Bullet Sunday #3
- BIRTHDAY PARTY. Today we celebrated my son's 2nd birthday. He actually turned two a few months ago but with school and then illnesses and everything else that has piled up on us we have not had a party for him. We rented the pool and invited some friends. Not everyone we invited was able to make it but we had a small group of good friends stop in and we had a good day. I don't think Max knew that the day was all about him, but I think he had a good time as well. He makes me laugh because I know he is not genetically "our's" but he has spent all of his life with us and he approaches the world in ways he has seen us do. Getting into the hot tub today was like watching a mirror of my spousal unit. He is not a dare devil at ALL - in spite of me trying to model that for him!

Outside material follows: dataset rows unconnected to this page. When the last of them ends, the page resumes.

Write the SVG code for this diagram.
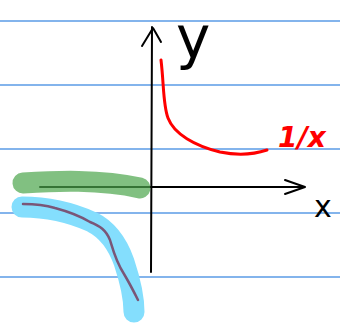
<svg xmlns="http://www.w3.org/2000/svg" width="340" height="325" viewBox="0 0 340 325">
<style>
.rule{stroke:#5a9be6;stroke-width:1.3}
.ink{fill:none;stroke:#000;stroke-width:2;stroke-linecap:round;stroke-linejoin:round}
.hl{fill:none;stroke-linecap:round;stroke-linejoin:round;stroke-width:21}
</style>
<rect width="340" height="325" fill="#fff"/>
<g id="rules">
<line class="rule" x1="0" y1="21" x2="340" y2="21"/>
<line class="rule" x1="0" y1="85" x2="340" y2="85"/>
<line class="rule" x1="0" y1="149" x2="340" y2="149"/>
<line class="rule" x1="0" y1="213" x2="340" y2="213"/>
<line class="rule" x1="0" y1="277" x2="340" y2="277"/>
</g>
<g id="blue-highlight">
<path class="hl" stroke="#84defd" d="M22,207 C45,207 70,212 92,222 C108,230 118,245 124,262 C130,280 134,295 134,312"/>
</g>
<g id="axes">
<path class="ink" d="M151,272 L152,27"/>
<path class="ink" d="M142,46 L153,28 L161,42"/>
<path class="ink" d="M40,187 L304,187"/>
<path class="ink" d="M285,180 L305,187 L285,194"/>
</g>
<g id="green-highlight">
<path class="hl" stroke="#4ca54c" stroke-opacity="0.7" d="M23,183 C55,181 100,179 140,188"/>
</g>
<g id="purple-curve">
<path fill="none" stroke="#7a5677" stroke-width="2.5" stroke-linecap="round" stroke-linejoin="round" d="M23,204 C35,204 45,205 55,208 C70,212 80,216 90,222 C100,226 106,230 110,240 C113,250 116,262 124,274 C130,284 134,292 138,300"/>
</g>
<g id="red-curve">
<path fill="none" stroke="#ff0000" stroke-width="3" stroke-linecap="round" stroke-linejoin="round" d="M161,60 C164,85 163,105 168,118 C174,134 195,146 220,152 C240,156 255,154 267,150"/>
</g>
<g id="labels" font-family="'DejaVu Sans', sans-serif">
<text x="176" y="58" font-size="58" fill="#000">y</text>
<text x="314" y="217" font-size="30" fill="#000">x</text>
<text x="278" y="147" font-size="28" fill="#ff0000" font-weight="bold" font-style="italic">1/x</text>
</g>
</svg>
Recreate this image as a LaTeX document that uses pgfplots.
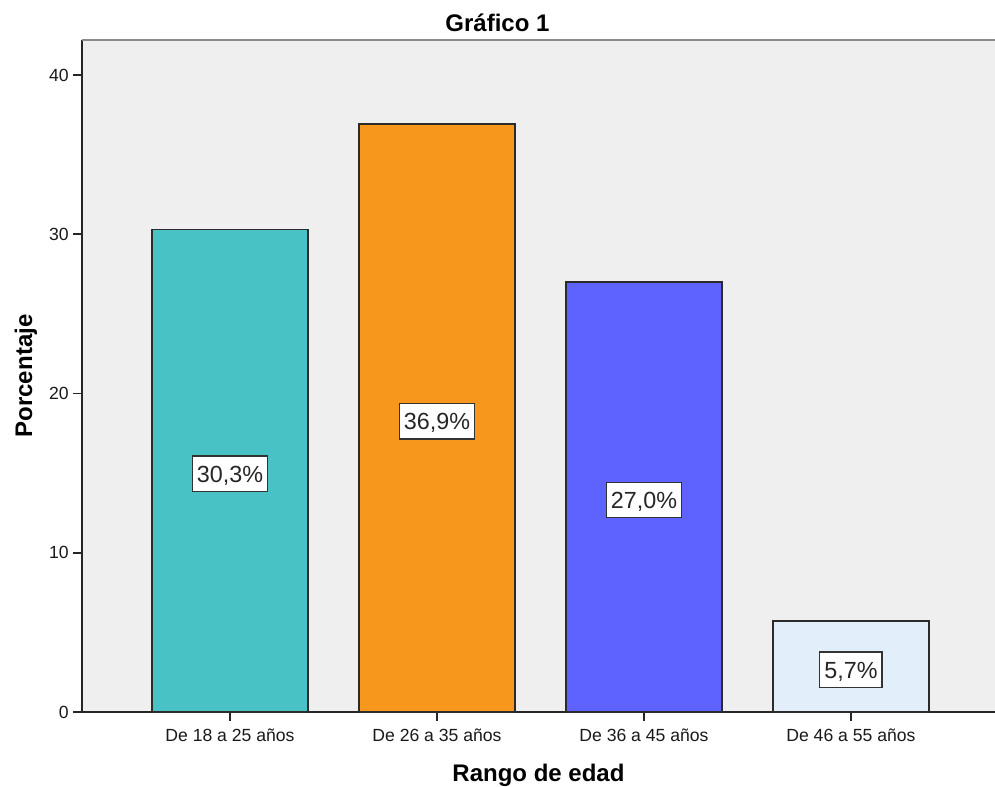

- COMPARISON PARENTING. I don't know if it is because of the holidays or what it is but I am feeling nostalgic and missing my mom. It's hard for me now that I am a mother because I find myself more and more comparing everything I do to my own mom. I seem to fall short over and over when I hold myself to the standard she set. Today we had a good time. I managed to plan far enough ahead to get food, table cloths, drinks, bowls, plates, etc... I even managed to get them to follow a theme. Still I think if my mom had been here it would have been 10 times better and seemed 10 times easier. I wish she was here to share in the lives of her grandchildren. I think about her in everything I do. Max and I were in the walk on water ball and I thought " If my mom was here she would do this". Then I was swinging on the rope swing and I thought " If my mom was here she would do this". I'm glad we did those things so Max will carry the memories of us doing them with him, but I have a lot of improving to do if I am to be in any way the kind of mother to him that my mom was to me.